Общей, однако, у немецкого ориентализма с ориентализмом англо-французским, а затем и американским, была своего рода интеллектуальная власть (authority) над Востоком в культуре Запада. Эта власть должна быть в значительной степени предметом любого описания ориентализма, и именно так обстоят дела в предлагаемом исследовании. Само название «Ориентализм» предполагает серьезный и, возможно, тяжеловесный стиль экспертизы; когда я применяю его к современным американским обществоведам (поскольку они сами себя не называют ориенталистами, использование этого термина некорректно), это должно привлечь внимание к тому, как эксперты по Среднему Востоку всё еще могут придерживаться остатков ориенталистской интеллектуальной позиции Европы XIX столетия.
Во власти нет ничего таинственного или естественного. Ее создают, проецируют, распространяют, она – инструмент, она убедительна, она имеет статус, она устанавливает канон вкуса и шкалу ценностей, она практически неотличима от определенных идей, которые превозносит как истинные, и от традиций, восприятий и суждений, которые формирует, передает, воспроизводит. Прежде всего, власть может и должна быть проанализирована. Все эти черты власти присущи и ориентализму, и в своем исследовании я много места отвожу описанию исторической власти и личной власти авторитета в ориентализме.
Мои основные методологические приемы изучения власти – это то, что можно назвать стратегической локацией, то есть способом описания позиции автора по отношению к восточной тематике, к которой он обращается, и стратегической формацией, то есть способом анализа отношений между текстами и тем, каким образом группы текстов, типы текстов, даже жанры текстов набирают массу, плотность и референциальную[142] силу в своем поле, а затем и в культуре в целом.
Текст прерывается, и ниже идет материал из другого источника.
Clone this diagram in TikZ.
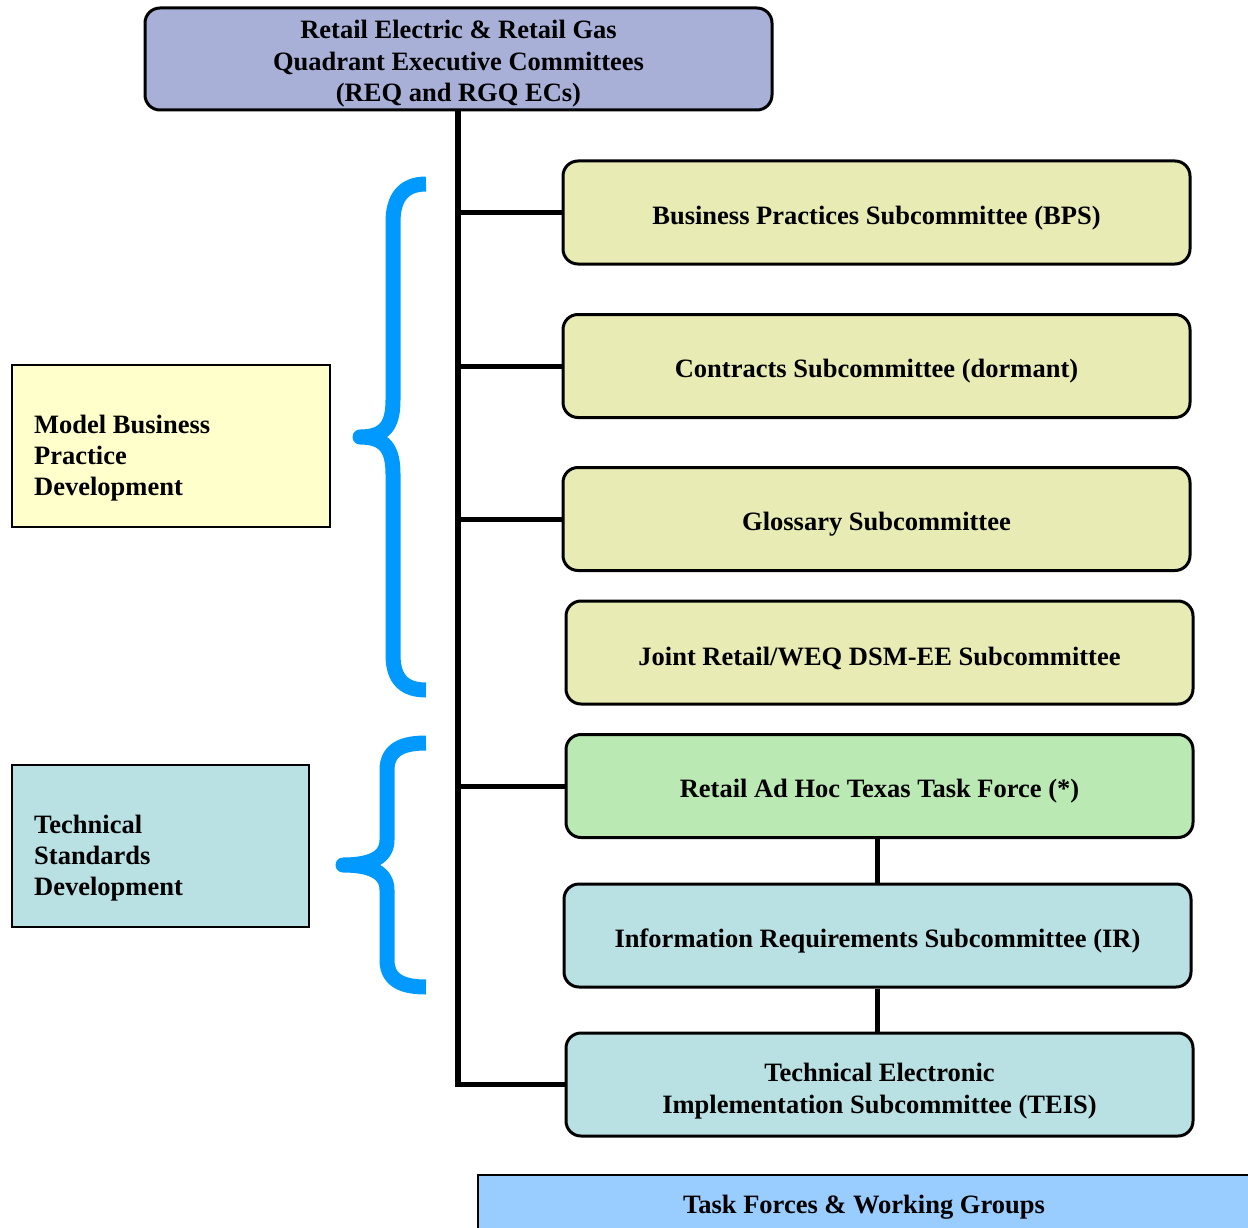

Я использую стратегический принцип просто для того, чтобы определить проблему, с которой сталкивался каждый автор, пишущий о Востоке: как добраться до него, как подойти к нему, как не быть побежденным или подавленным его величием, его масштабом, его ужасающими размерами. Каждый, кто пишет о Востоке, должен поставить себя vis-à-vis, определиться по отношению к Востоку; эта локализация, переведенная в текст, включает в себя тип нарратива, который выбирается, тип структуры, которая строится, те образы, темы, мотивы, которые используются в тексте, – всё это накладывается на осознанные способы обратиться к читателю, содержащие Восток и, в конце концов, представляющие его или говорящие от его имени. Однако ничто из этого не происходит абстрактно. Каждый автор, пишущий о Востоке (и это верно даже для Гомера), исходит из некоего восточного прецедента, некоего предшествующего знания Востока, на которое он ссылается и на которое опирается. Кроме того, каждая работа о Востоке соединяется (affiliates) с другими работами, с аудиторией, с институтами, с самим Востоком. Таким образом, совокупность отношений между произведениями, аудиторией и некоторыми другими аспектами Востока складывается в подлежащую анализу формацию – например, формацию филологических исследований, антологий отрывков из восточной литературы, травелогов, восточных фантазий, – присутствие которой во времени, в дискурсе, в институтах (школах, библиотеках, дипломатических службах) придает ей силу и власть.